Aunque fue el 21 de octubre que el oficialismo puso en evidencia que tenía algo más que críticas a los mensajes que se emitían por internet, cuando el vicepresidente Álvaro García dijo tener “guardadito en el celular” los insultos contra el Primer Mandatario por redes sociales, y anotado con “nombre y apellido” la identidad de quienes los envían.

Como era previsible, en ambos casos, los primeros en reaccionar fueron los miles de tuiteros y feisbuqueros, que respondieron en la red, como saben hacerlo: con ironía. El debate encalló en la arena mediática y puso en la agenda pública la pregunta de si era posible “regular” a las redes sociales.

 Aunque al final el propio Vicepresidente dio como perdida —técnicamente hablando— la batalla al respecto, el debate no tardó en madurar —políticamente hablando— en una posible norma que morigere o evite ciertos mensajes racistas o discriminatorios.

Si bien acá bastaba con recordar que está vigente la Ley 45 contra el Racismo y toda forma de Discriminación, que sanciona estas actitudes, aunque no explícitamente en redes sociales; o aclarar que internet es una red distribuida, y que “en un mundo de redes distribuidas el poder está también distribuido”, como diría De Ugarte, en El poder de las redes; las aguas siguieron un curso casi cantado: el cuestionamiento a que millones de voces o impulsos electrónicos emitidos detrás de un computador afecten o cuestionen el poder constituido.

Y es que éste ve en el fondo voces disonantes que a momentos, como sucedió antes, se organizan convocados por la acción y a través de ella y pasan del eslactivismo (activismo de baja intensidad) al ciberactivismo.

Es decir, que confluyen en una estrategia. Porque qué es el ciberactivismo sino “una estrategia que persigue el cambio de la agenda pública, la inclusión de un nuevo tema en el orden del día de la gran discusión social, mediante la difusión de un determinado mensaje y su propagación a través del ‘boca a boca’ multiplicado por los medios de comunicación y publicación electrónica personal” (De Ugarte).

Sucedió en mayo de este año cuando las redes sociales estallaron ante un desmedido paro del transporte en La Paz y pasó antes cuando a través de Facebook y Twitter se convocó a los paceños a recibir a la VIII marcha indígena, que se oponía a la construcción de una carretera en una reserva ecológica.

Fueron timbres de alerta ante los que el poder reaccionó aún con timidez. Pero luego se vino la IX marcha, con menos efecto que la anterior en el campo político, pero con ciberciudadanos mejor organizados.
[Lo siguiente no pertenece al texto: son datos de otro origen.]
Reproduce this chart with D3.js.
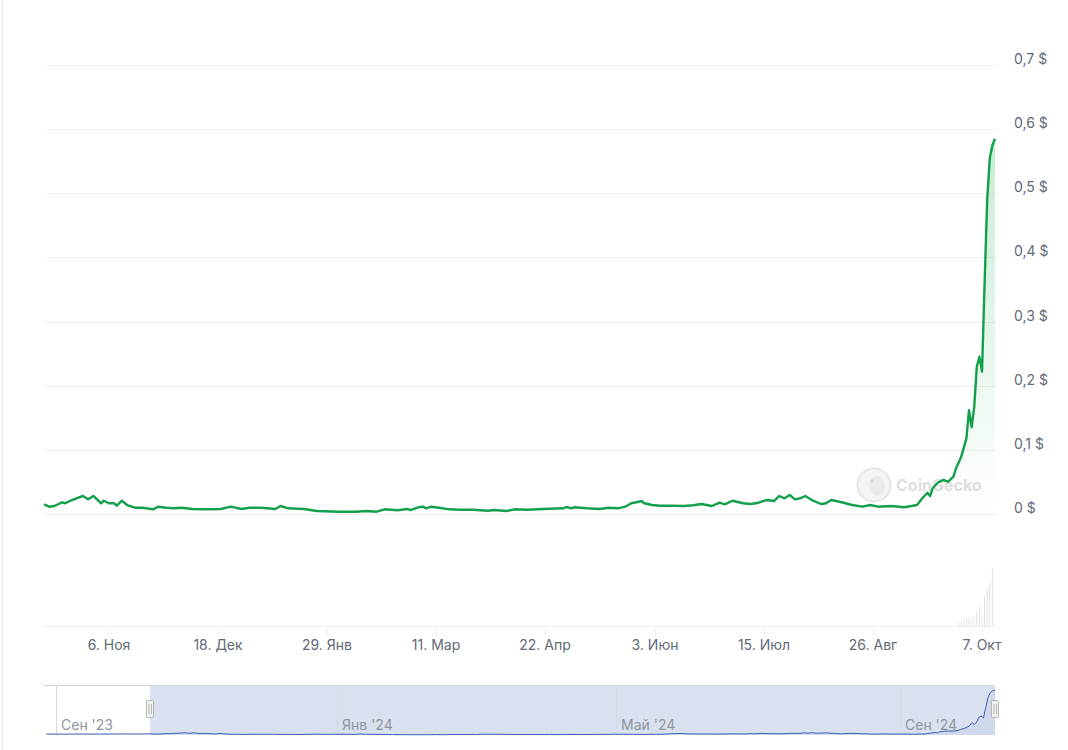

Sin embargo, como refiere De Ugarte, “el ciberactivismo con éxito tiene mucho de profecía autocumplida”. Al respecto, valga la pena recordar experiencias como Elecciones 2.0 (durante la contienda electoral de diciembre de 2009), cuando, como recuerda el activista Mario Durán, se intentó “utilizar las herramientas de la web para que la gente muestre, con relatos propios, las elecciones desde diversos puntos de Bolivia, pero, hay que reconocerlo, “muchas veces las expectativas fueron superiores a la realidad”.

Están también en esta línea, aunque con mejores resultados y más apoyo, la campaña para mejorar las condiciones de acceso a internet, que ya reúne a cerca de 9 mil miembros y la defensa de un espacio cultural en Santa Cruz de la Sierra, conocido como Manzana 1, que obtuvo 5 mil seguidores en menos de un día, y que al final ayudó en frenar la decisión del gobierno municipal de esa ciudad de emplear ese sector en otros fines.
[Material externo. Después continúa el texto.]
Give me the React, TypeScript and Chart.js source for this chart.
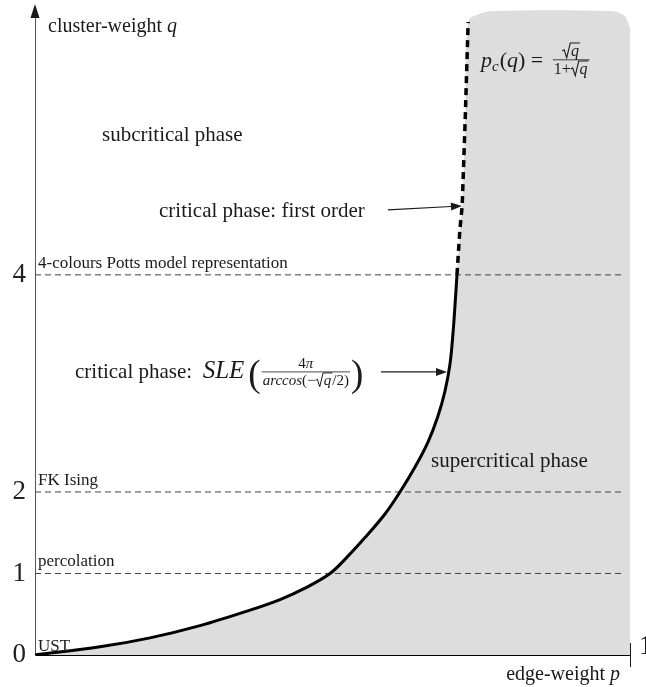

Finalmente, otra experiencia, aunque no directamente relacionada con el ciberactivismo, y que incluso fue amplificada por la cadena CNN, fue la organizada por la Fundación Redes en la población de Carhuisa, en el altiplano boliviano, con el fin de hacer del celular un instrumento de desarrollo para la elaboración de reportajes en una unidad educativa.

En conclusión, como el propio Durán admite, el ciberactivismo en Bolivia “aún está en pañales”, aunque con el brío de quienes asumen el reto de “hacer visible el disenso y romper la pasividad”. Hace falta sistematizar lo poco hecho y darle más impulso a los proyectos latentes.

Incide en esto último el que Bolivia tenga el servicio de internet más lento y más caro de la región: el costo promedio de conexión a internet de un megabits por segundo (Mbps) en Bolivia equivale al 78% del salario mínimo nacional. O que el uso de redes sociales no sea del todo generalizado (1,5 de 10 millones tienen una cuenta en Facebook) como en otros países.

Como fuere, gran parte de la población ha decidido tomarse en serio el ciberactivismo, y lo hace todavía con más preguntas y desafíos que respuestas, pero sin descanso ni demora. En esto, indudablemente, la ciudadanía, la ciberciudadanía, lleva ventaja. A manera de posdata y acorde con los nuevos tiempos, quienes lean estas líneas desde el portal de este medio podrán acceder a todos los hipervínculos de las frases subrayadas.